The Bronze Age Collapse saw the collapse of the trade routes vital to the tin trade, among countless other things, and as it became harder to make bronze and smelting technology improved, ironworking really started to emerge.
>>2659130
Sea Peoples don't real.
John Green told me so.
>>2659130
Holy fuck, is that guy wearing a flower pot as a helmet?
>>2659130
>successfully invaded the near east
Invasion feels a wrong as a word to describe the sea peoples. It's a purely military term when they were described as bringing their women and goods with them. It's more akin to a migration, which took a military turn because the southwest asian economy was already full
>>2659176
That map is shite.
>>2659238
I've been searching around for good replacements for it. Got any that show the locations of different mines or trade routes?
>>2659130
https://www.youtube.com/watch?v=hyry8mgXiTk
>>2659247
No, but here's an individual version of the one I posted.

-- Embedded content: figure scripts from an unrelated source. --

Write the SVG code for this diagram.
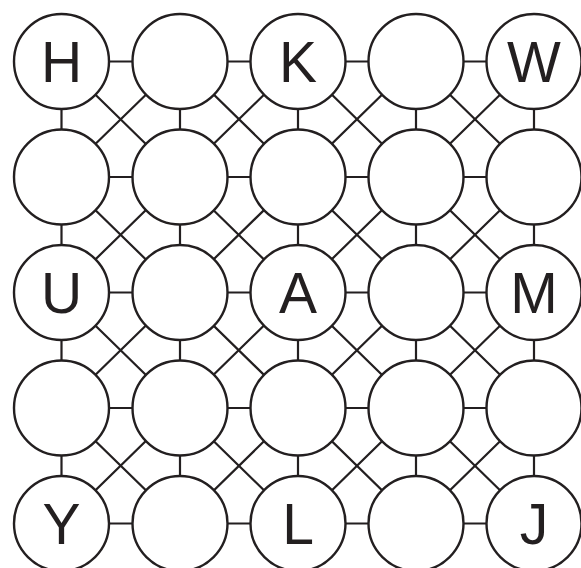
<svg xmlns="http://www.w3.org/2000/svg" width="581" height="568" viewBox="0 0 581 568">
<style>
.c{fill:#fff;stroke:#231f20;stroke-width:2.4}
.e{stroke:#231f20;stroke-width:2.2;fill:none}
.t{font-family:"Liberation Sans",Arial,sans-serif;font-size:57px;fill:#231f20;text-anchor:middle}
</style>
<rect width="581" height="568" fill="#fff"/>
<g id="connectors" class="e">
<path d="M61.5,61.5H534M61.5,177H534M61.5,292.5H534M61.5,408H534M61.5,523.5H534"/>
<path d="M61.5,61.5V523.5M180,61.5V523.5M298,61.5V523.5M416,61.5V523.5M534,61.5V523.5"/>
<path d="M61.5,61.5L534,523.5M180,61.5L534,408M298,61.5L534,292.5M416,61.5L534,177M61.5,177L416,523.5M61.5,292.5L298,523.5M61.5,408L180,523.5"/>
<path d="M534,61.5L61.5,523.5M416,61.5L61.5,408M298,61.5L61.5,292.5M180,61.5L61.5,177M534,177L180,523.5M534,292.5L298,523.5M534,408L416,523.5"/>
</g>
<g id="n00"><circle class="c" cx="61.5" cy="61.5" r="47.5"/><text class="t" x="61.5" y="82">H</text></g>
<g id="n01"><circle class="c" cx="180" cy="61.5" r="47.5"/></g>
<g id="n02"><circle class="c" cx="298" cy="61.5" r="47.5"/><text class="t" x="298" y="82">K</text></g>
<g id="n03"><circle class="c" cx="416" cy="61.5" r="47.5"/></g>
<g id="n04"><circle class="c" cx="534" cy="61.5" r="47.5"/><text class="t" x="534" y="82">W</text></g>
<g id="n10"><circle class="c" cx="61.5" cy="177" r="47.5"/></g>
<g id="n11"><circle class="c" cx="180" cy="177" r="47.5"/></g>
<g id="n12"><circle class="c" cx="298" cy="177" r="47.5"/></g>
<g id="n13"><circle class="c" cx="416" cy="177" r="47.5"/></g>
<g id="n14"><circle class="c" cx="534" cy="177" r="47.5"/></g>
<g id="n20"><circle class="c" cx="61.5" cy="292.5" r="47.5"/><text class="t" x="61.5" y="313">U</text></g>
<g id="n21"><circle class="c" cx="180" cy="292.5" r="47.5"/></g>
<g id="n22"><circle class="c" cx="298" cy="292.5" r="47.5"/><text class="t" x="298" y="313">A</text></g>
<g id="n23"><circle class="c" cx="416" cy="292.5" r="47.5"/></g>
<g id="n24"><circle class="c" cx="534" cy="292.5" r="47.5"/><text class="t" x="534" y="313">M</text></g>
<g id="n30"><circle class="c" cx="61.5" cy="408" r="47.5"/></g>
<g id="n31"><circle class="c" cx="180" cy="408" r="47.5"/></g>
<g id="n32"><circle class="c" cx="298" cy="408" r="47.5"/></g>
<g id="n33"><circle class="c" cx="416" cy="408" r="47.5"/></g>
<g id="n34"><circle class="c" cx="534" cy="408" r="47.5"/></g>
<g id="n40"><circle class="c" cx="61.5" cy="523.5" r="47.5"/><text class="t" x="61.5" y="544">Y</text></g>
<g id="n41"><circle class="c" cx="180" cy="523.5" r="47.5"/></g>
<g id="n42"><circle class="c" cx="298" cy="523.5" r="47.5"/><text class="t" x="298" y="544">L</text></g>
<g id="n43"><circle class="c" cx="416" cy="523.5" r="47.5"/></g>
<g id="n44"><circle class="c" cx="534" cy="523.5" r="47.5"/><text class="t" x="534" y="544">J</text></g>
</svg>
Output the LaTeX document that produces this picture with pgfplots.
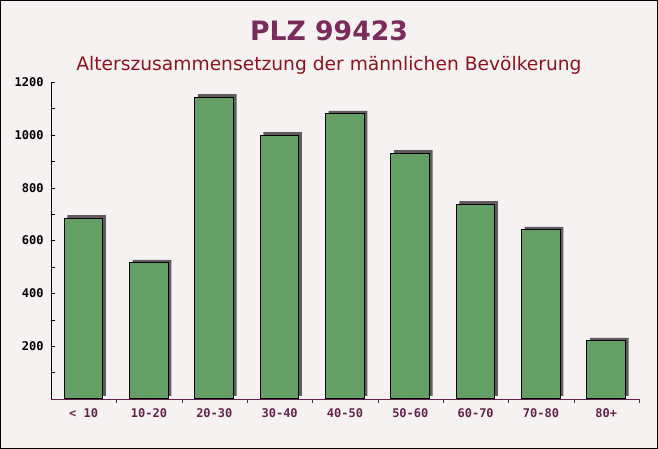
\documentclass[border=0pt]{standalone}
\usepackage{fontspec}
\usepackage{pgfplots}
\pgfplotsset{compat=1.18}
\setmainfont{DejaVu Sans}
\newfontfamily\monof{DejaVu Sans Mono}
\definecolor{titlecol}{RGB}{122,44,91}
\definecolor{subcol}{RGB}{140,20,30}
\definecolor{xlab}{RGB}{100,35,75}
\definecolor{barcol}{RGB}{100,160,102}
\definecolor{shadowcol}{RGB}{95,92,95}
\definecolor{bgcol}{RGB}{246,242,242}
\begin{document}
\begin{tikzpicture}
\useasboundingbox (0,0) rectangle (493.5pt,336.75pt);
\fill[bgcol] (0,0) rectangle (493.5pt,336.75pt);
\node[anchor=base, text=titlecol, font=\bfseries\fontsize{20}{24}\selectfont] at (246.75pt,306pt) {PLZ 99423};
\node[anchor=base, text=subcol, font=\fontsize{14}{17}\selectfont] at (246.75pt,283.5pt) {Alterszusammensetzung der männlichen Bevölkerung};
\begin{axis}[
  at={(38.25pt,37.5pt)}, anchor=south west,
  scale only axis, width=441pt, height=237.75pt,
  xmin=-0.5, xmax=8.5, ymin=0, ymax=1200,
  axis x line=bottom, axis y line=left,
  x axis line style={draw=xlab,-},
  y axis line style={draw=black,-},
  xtick={0,...,8},
  xticklabels={< 10,10-20,20-30,30-40,40-50,50-60,60-70,70-80,80+},
  minor xtick={0.5,1.5,...,8.5},
  ytick={200,400,...,1200},
  minor ytick={100,300,...,1100},
  tick align=inside,
  major tick length=3pt, minor tick length=3pt,
  major x tick style={draw=none},
  minor x tick style={draw=xlab},
  y tick style={draw=black},
  tick label style={font=\monof\bfseries\fontsize{9}{10}\selectfont},
  x tick label style={text=xlab, yshift=-1pt},
  y tick label style={text=black, xshift=-2pt},
  /pgf/number format/assume math mode=true,
  /pgf/number format/1000 sep={},
  ybar, bar width=29pt,
  clip=false,
]
\addplot[fill=shadowcol, draw=none, xshift=2.25pt, yshift=2.25pt, bar shift=0pt] coordinates {
 (0,685) (1,515) (2,1143) (3,999) (4,1079) (5,931) (6,738) (7,640) (8,220)};
\addplot[fill=barcol, draw=black, line width=0.75pt, bar shift=0pt] coordinates {
 (0,685) (1,515) (2,1143) (3,999) (4,1079) (5,931) (6,738) (7,640) (8,220)};
\end{axis}
\draw[black, line width=0.75pt] (0.375pt,0.375pt) rectangle (493.125pt,336.375pt);
\end{tikzpicture}
\end{document}
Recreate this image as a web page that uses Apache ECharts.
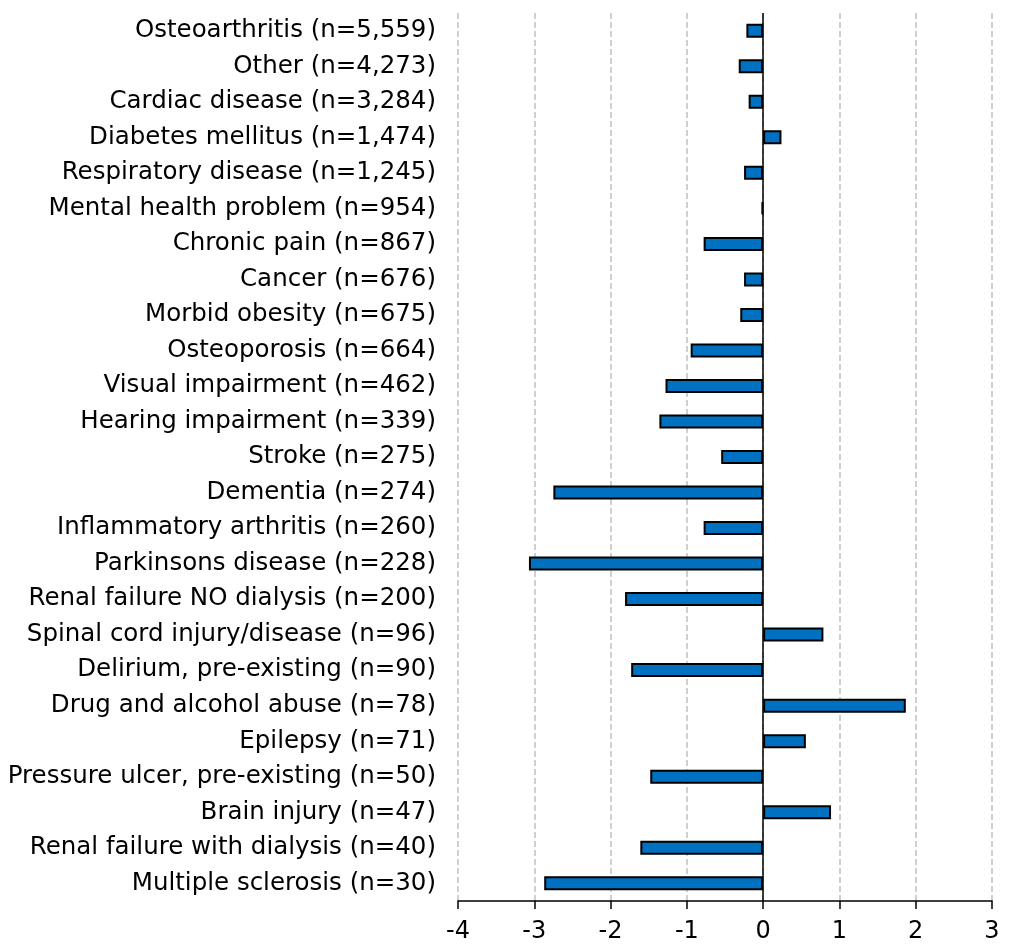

It is known that the Timna Valley contains the earliest evidence of copper mining in 7000-5000 BC though, so it's almost certain metallurgy originated in the Middle East and spread from there, correlating with West Asian admixture.
>>2659190
Bronze age armor is crazy-go-nuts
Who were they?
Indo european immigrants/invaders?
>>2659305
>caused the destruction of civilization
>from vaguely northern european region
If history truly comes in cycles then they were probably the eternal germans
>>2659305
Sardinians and italics I've heard
>>2659305
Probably non-IE Sicilians, Sardinians, Philistines and post-collapse Minoans
>>2659252
Y'all niggas should stop ignoring this post.
>>2660136
He doesn't really adress The sea people problem, he mostly talks about The BA collapse
>>2659252
Globalism a shit.
>>2660150
Not him, but the Dorian Greeks surely played a part.